Western Regional Child Protection Committee wants Optional Protocols ratified

By Mildred Siabi-Mensah

Takoradi, July 05, GNA – Members of the Western Region Child Protection Committee have accepted the ratification of Optional protocols as key in aiding the country to effectively report on issues in that arena.

The Optional Protocols to the Convention on the Rights of the Child are the Sale of Children, Child Prostitution and Child Pornography.

The members noted that, now the use of phones and Internet and other ICT tools by children were exposing them to such ill trade by miscreants or just merely watching pornographic materials.

This, according to the committee members, promoted the desire for sexual behaviours resulting in prostitution, need to travel for work in other countries, which sometimes resulted in kidnapping and organ harvesting by syndicate in that business.
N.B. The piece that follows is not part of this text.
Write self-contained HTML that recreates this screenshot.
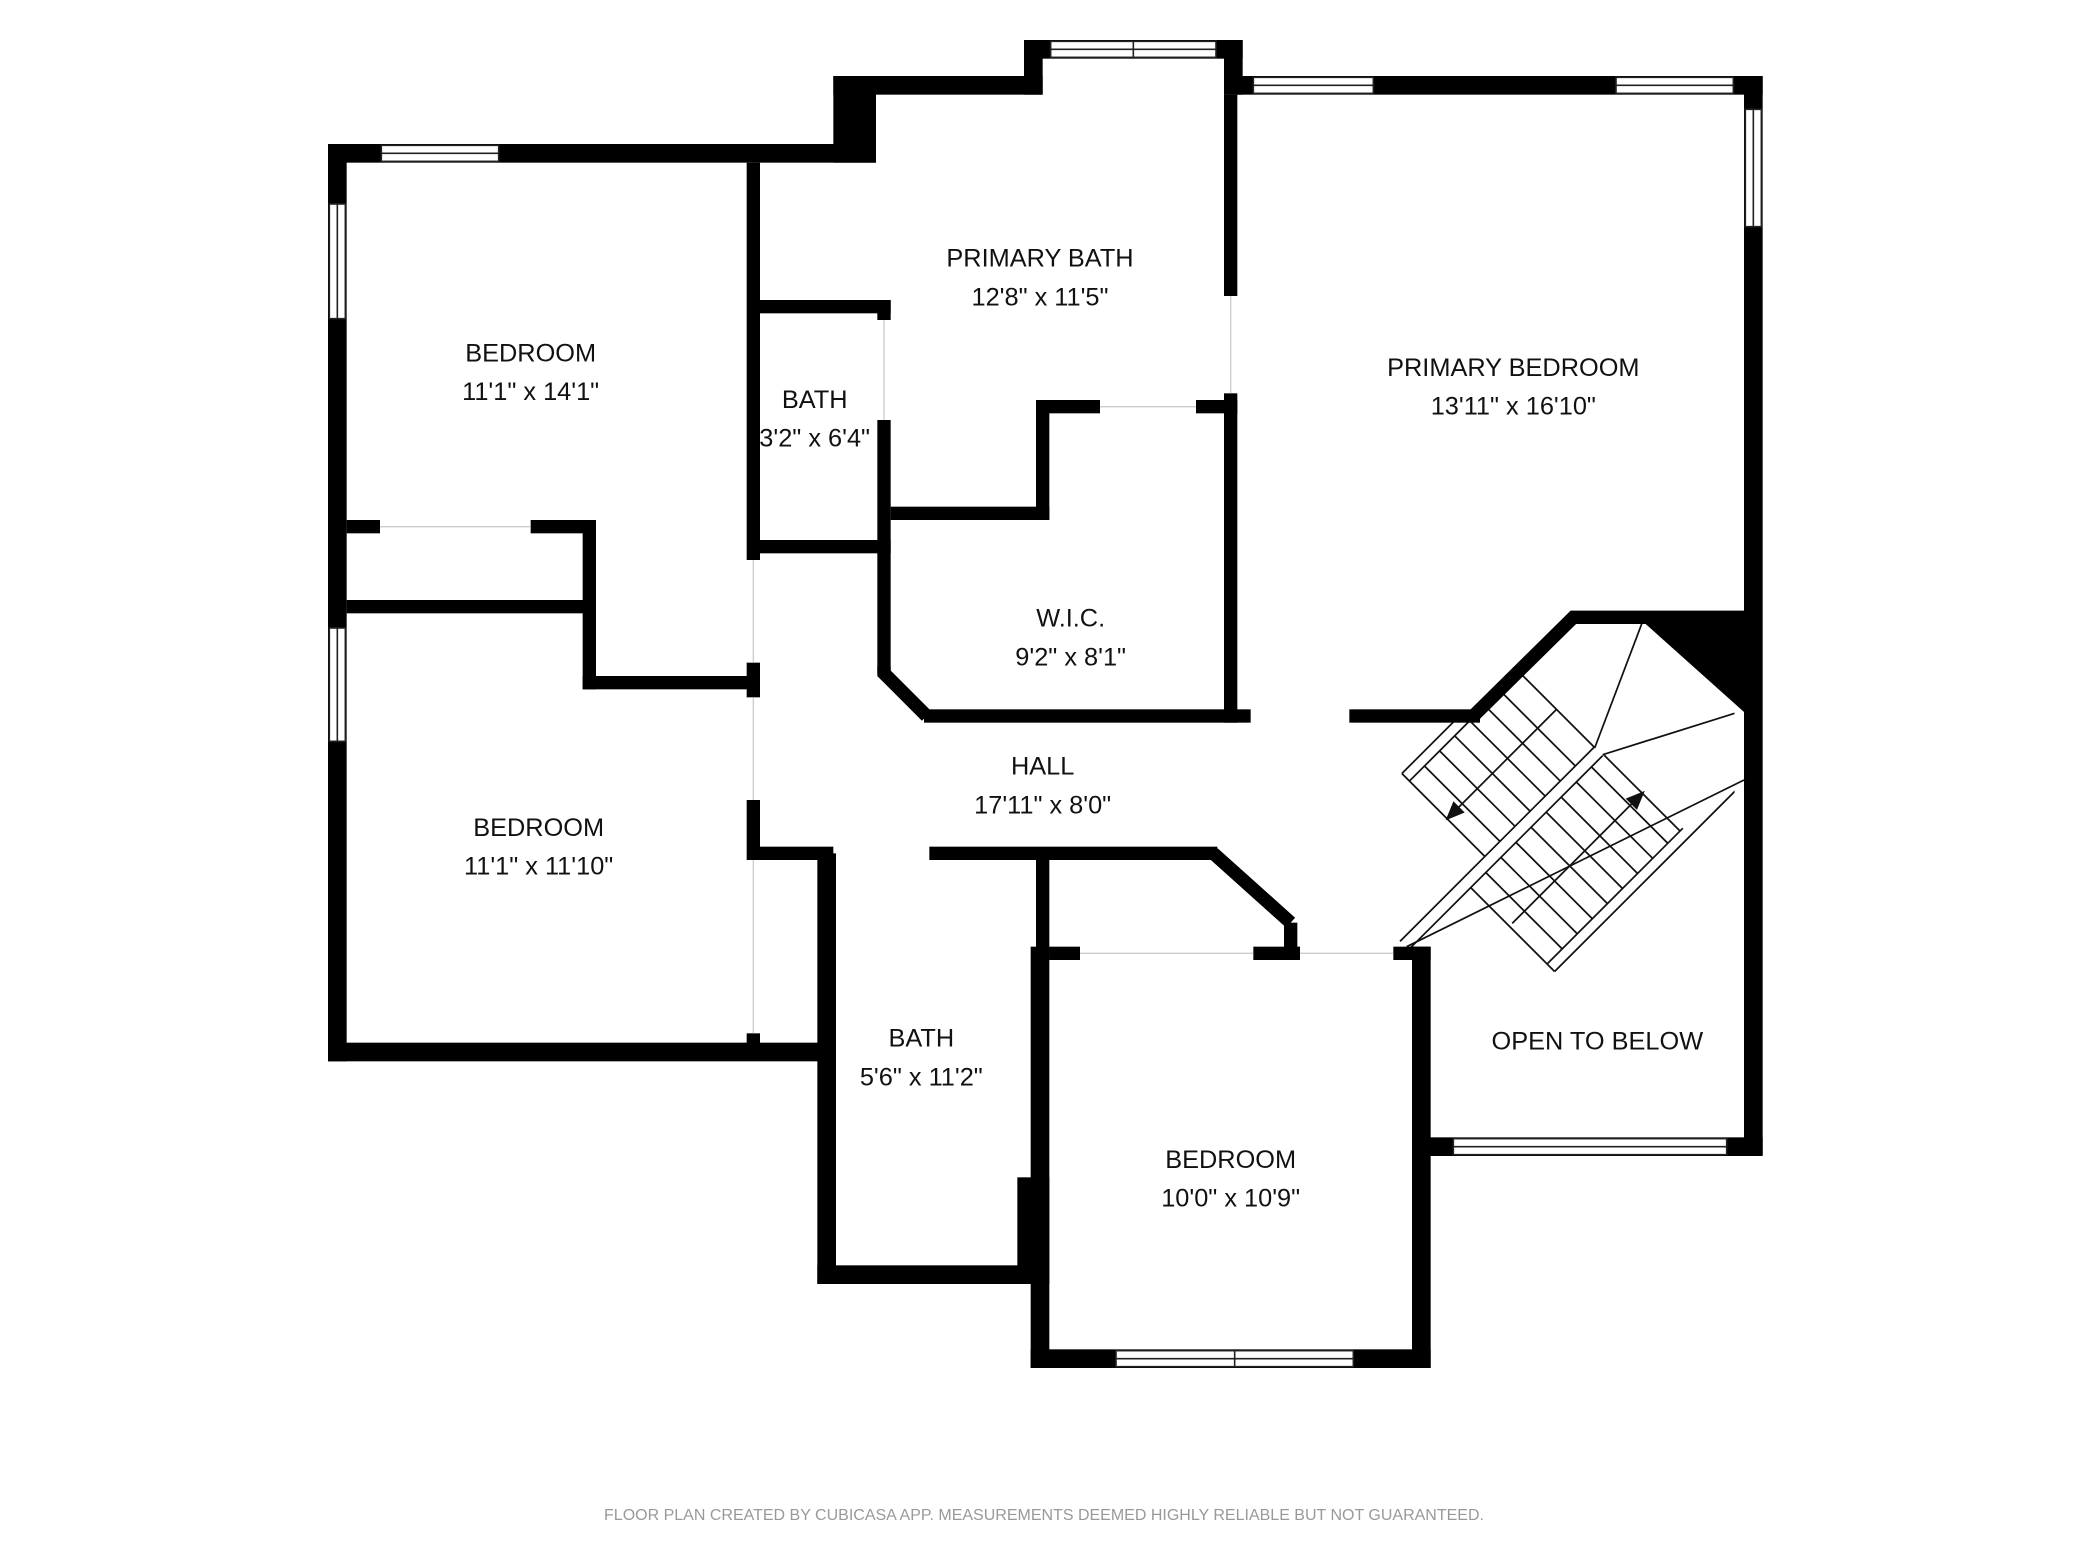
<!DOCTYPE html>
<html><head><meta charset="utf-8"><style>
html,body{margin:0;padding:0;background:#fff;}
svg{display:block;}
text{font-family:"Liberation Sans",sans-serif;fill:#111;}
</style></head><body>
<svg width="2080" height="1560" viewBox="0 0 1560 1170" xmlns="http://www.w3.org/2000/svg">
<rect width="1560" height="1170" fill="#fff"/>
<defs>
<clipPath id="sc"><polygon points="1040,541 1108,541 1180,466 1301,466 1301,860 1040,860"/></clipPath>
</defs>
<g clip-path="url(#sc)" stroke="#111" stroke-width="1.3" fill="none">
<g transform="translate(1050,706) rotate(-45)">
<line x1="0" y1="0" x2="206" y2="0"/>
<line x1="0" y1="9" x2="206" y2="9"/>
<line x1="90" y1="-88" x2="210" y2="-88"/>
<line x1="90" y1="-80" x2="210" y2="-80"/>
<line x1="90" y1="-88" x2="90" y2="0"/>
<line x1="94" y1="-40" x2="206" y2="-40"/>
<g>
<line x1="106" y1="-80" x2="106" y2="0"/><line x1="122" y1="-80" x2="122" y2="0"/><line x1="138" y1="-80" x2="138" y2="0"/><line x1="154" y1="-80" x2="154" y2="0"/><line x1="170" y1="-80" x2="170" y2="0"/><line x1="186" y1="-80" x2="186" y2="0"/><line x1="206" y1="-120" x2="206" y2="0"/>
</g>
<polygon points="90,-40 102,-45 102,-35" fill="#111"/>
<line x1="66" y1="90" x2="210" y2="90"/>
<line x1="66" y1="98" x2="260" y2="98"/>
<line x1="66" y1="9" x2="66" y2="98"/>
<line x1="69" y1="50" x2="200" y2="50"/>
<line x1="82" y1="9" x2="82" y2="90"/><line x1="98" y1="9" x2="98" y2="90"/><line x1="114" y1="9" x2="114" y2="90"/><line x1="130" y1="9" x2="130" y2="90"/><line x1="146" y1="9" x2="146" y2="90"/><line x1="162" y1="9" x2="162" y2="90"/><line x1="178" y1="9" x2="178" y2="90"/><line x1="194" y1="9" x2="194" y2="90"/><line x1="207" y1="9" x2="207" y2="90"/>
<polygon points="208,50 196,45 196,55" fill="#111"/>
</g>
<line x1="1196" y1="561" x2="1232" y2="466"/>
<line x1="1202" y1="566" x2="1301" y2="535"/>
</g>
<polygon points="1232,466 1308,466 1308,534" fill="#000"/>

<g fill="#000">
<rect x="246" y="108" width="411" height="14"/>
<rect x="625" y="57" width="32" height="65"/>
<rect x="625" y="57" width="157" height="14"/>
<rect x="768" y="30" width="14" height="41"/>
<rect x="768" y="30" width="164" height="14"/>
<rect x="918" y="30" width="14" height="41"/>
<rect x="918" y="57" width="404" height="14"/>
<rect x="1308" y="57" width="14" height="809"/>
<rect x="246" y="108" width="14" height="688"/>
<rect x="246" y="782" width="381" height="14"/>
<rect x="613" y="640" width="14" height="323"/>
<rect x="613" y="949" width="164" height="14"/>
<rect x="763" y="883" width="24" height="80"/>
<rect x="773" y="710" width="14" height="316"/>
<rect x="773" y="1012" width="300" height="14"/>
<rect x="1059" y="710" width="14" height="316"/>
<rect x="1059" y="853" width="263" height="14"/>
<rect x="560" y="122" width="10" height="298"/>
<rect x="560" y="497" width="10" height="26"/>
<rect x="560" y="600" width="10" height="45"/>
<rect x="560" y="775" width="10" height="10"/>
<rect x="260" y="390" width="25" height="10"/>
<rect x="398" y="390" width="48" height="10"/>
<rect x="437" y="390" width="10" height="127"/>
<rect x="437" y="507" width="133" height="10"/>
<rect x="260" y="450" width="187" height="10"/>
<rect x="570" y="225" width="98" height="10"/>
<rect x="658" y="225" width="10" height="15"/>
<rect x="658" y="315" width="10" height="190"/>
<rect x="570" y="405" width="98" height="10"/>
<rect x="668" y="380" width="119" height="10"/>
<rect x="777" y="300" width="10" height="90"/>
<rect x="777" y="300" width="48" height="10"/>
<rect x="897" y="300" width="31" height="10"/>
<rect x="918" y="71" width="10" height="151"/>
<rect x="918" y="295" width="10" height="247"/>
<rect x="693" y="532" width="245" height="10"/>
<rect x="1012" y="532" width="98" height="10"/>
<rect x="570" y="635" width="55" height="10"/>
<rect x="697" y="635" width="216" height="10"/>
<rect x="963" y="692" width="10" height="28"/>
<rect x="777" y="645" width="10" height="75"/>
<rect x="787" y="710" width="23" height="10"/>
<rect x="940" y="710" width="35" height="10"/>
<rect x="1045" y="710" width="28" height="10"/>
</g>
<g stroke="#000" stroke-width="10" fill="none" stroke-linejoin="miter">
<polyline points="663,500 663,505 695,537"/>
<polyline points="910,640 968,692"/>
<polyline points="1105,537 1180,463 1308,463"/>
</g>
<g stroke="#111" stroke-width="1.3">
<line x1="1055" y1="710" x2="1308" y2="585"/>
</g>
<g fill="#fff" stroke="#222" stroke-width="1.2">
<rect x="286" y="109" width="88" height="12"/><line x1="286" y1="115" x2="374" y2="115"/>
<rect x="247" y="153" width="12" height="86"/><line x1="253" y1="153" x2="253" y2="239"/>
<rect x="247" y="471" width="12" height="85"/><line x1="253" y1="471" x2="253" y2="556"/>
<rect x="788" y="31" width="124" height="12"/><line x1="788" y1="37" x2="912" y2="37"/><line x1="850" y1="31" x2="850" y2="43"/>
<rect x="940" y="58" width="90" height="12"/><line x1="940" y1="64" x2="1030" y2="64"/>
<rect x="1212" y="58" width="88" height="12"/><line x1="1212" y1="64" x2="1300" y2="64"/>
<rect x="1309" y="82" width="12" height="88"/><line x1="1315" y1="82" x2="1315" y2="170"/>
<rect x="1090" y="854" width="205" height="12"/><line x1="1090" y1="860" x2="1295" y2="860"/>
<rect x="837" y="1013" width="178" height="12"/><line x1="837" y1="1019" x2="1015" y2="1019"/><line x1="926" y1="1013" x2="926" y2="1025"/>
</g>
<g stroke="#ccc" stroke-width="1">
<line x1="565" y1="420" x2="565" y2="497"/><line x1="565" y1="523" x2="565" y2="600"/><line x1="565" y1="645" x2="565" y2="775"/>
<line x1="285" y1="395" x2="398" y2="395"/>
<line x1="663" y1="240" x2="663" y2="315"/>
<line x1="825" y1="305" x2="897" y2="305"/>
<line x1="923" y1="222" x2="923" y2="295"/>
<line x1="810" y1="715" x2="940" y2="715"/>
<line x1="975" y1="715" x2="1045" y2="715"/>
</g>
<g font-size="19" text-anchor="middle">
<text x="398" y="271">BEDROOM</text><text x="398" y="300">11'1" x 14'1"</text>
<text x="780" y="200">PRIMARY BATH</text><text x="780" y="229">12'8" x 11'5"</text>
<text x="1135" y="282">PRIMARY BEDROOM</text><text x="1135" y="311">13'11" x 16'10"</text>
<text x="611" y="306">BATH</text><text x="611" y="335">3'2" x 6'4"</text>
<text x="803" y="470">W.I.C.</text><text x="803" y="499">9'2" x 8'1"</text>
<text x="782" y="581">HALL</text><text x="782" y="610">17'11" x 8'0"</text>
<text x="404" y="627">BEDROOM</text><text x="404" y="656">11'1" x 11'10"</text>
<text x="691" y="785">BATH</text><text x="691" y="814">5'6" x 11'2"</text>
<text x="1198" y="787">OPEN TO BELOW</text>
<text x="923" y="876">BEDROOM</text><text x="923" y="905">10'0" x 10'9"</text>
</g>
<text x="783" y="1140" font-size="12" text-anchor="middle" style="fill:#999">FLOOR PLAN CREATED BY CUBICASA APP. MEASUREMENTS DEEMED HIGHLY RELIABLE BUT NOT GUARANTEED.</text>
</svg>
</body></html>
They in that regard, stressed the need for the ratification of the Protocols to help in cases of extradition, issues on jurisdictions, communication and reporting state parties and liabilities should such offences occur.

Lawyer Mabel Okine, from the Attorney General’s Department, said consolidating laws on children was critical to promote greater advocacy.

She also called on parents and families to begin having plain conversations with children on these areas to keep them properly informed.

Dr Sylvester Kyei-Gyamfi, Head of Research at the Department of Children said the optional protocols were becoming social issues of concerns which called for concerted efforts among all stakeholders to effectively stemmed it out or minimize it effects among Ghanaian children.

He said shaping the thoughts of children on these issues were also cardinal to deliver Ghanaian children from this creeping canker.

Some school children asked questions about how such pornographic materials could be stopped from popping up on the internet and phones, the meaning of ratification and signed documents.

They also entreated parents to have the patience to listen to their challenges on reproductive health rights and not to perceive them as “spoilt” children when they desired honest conversation around such issues.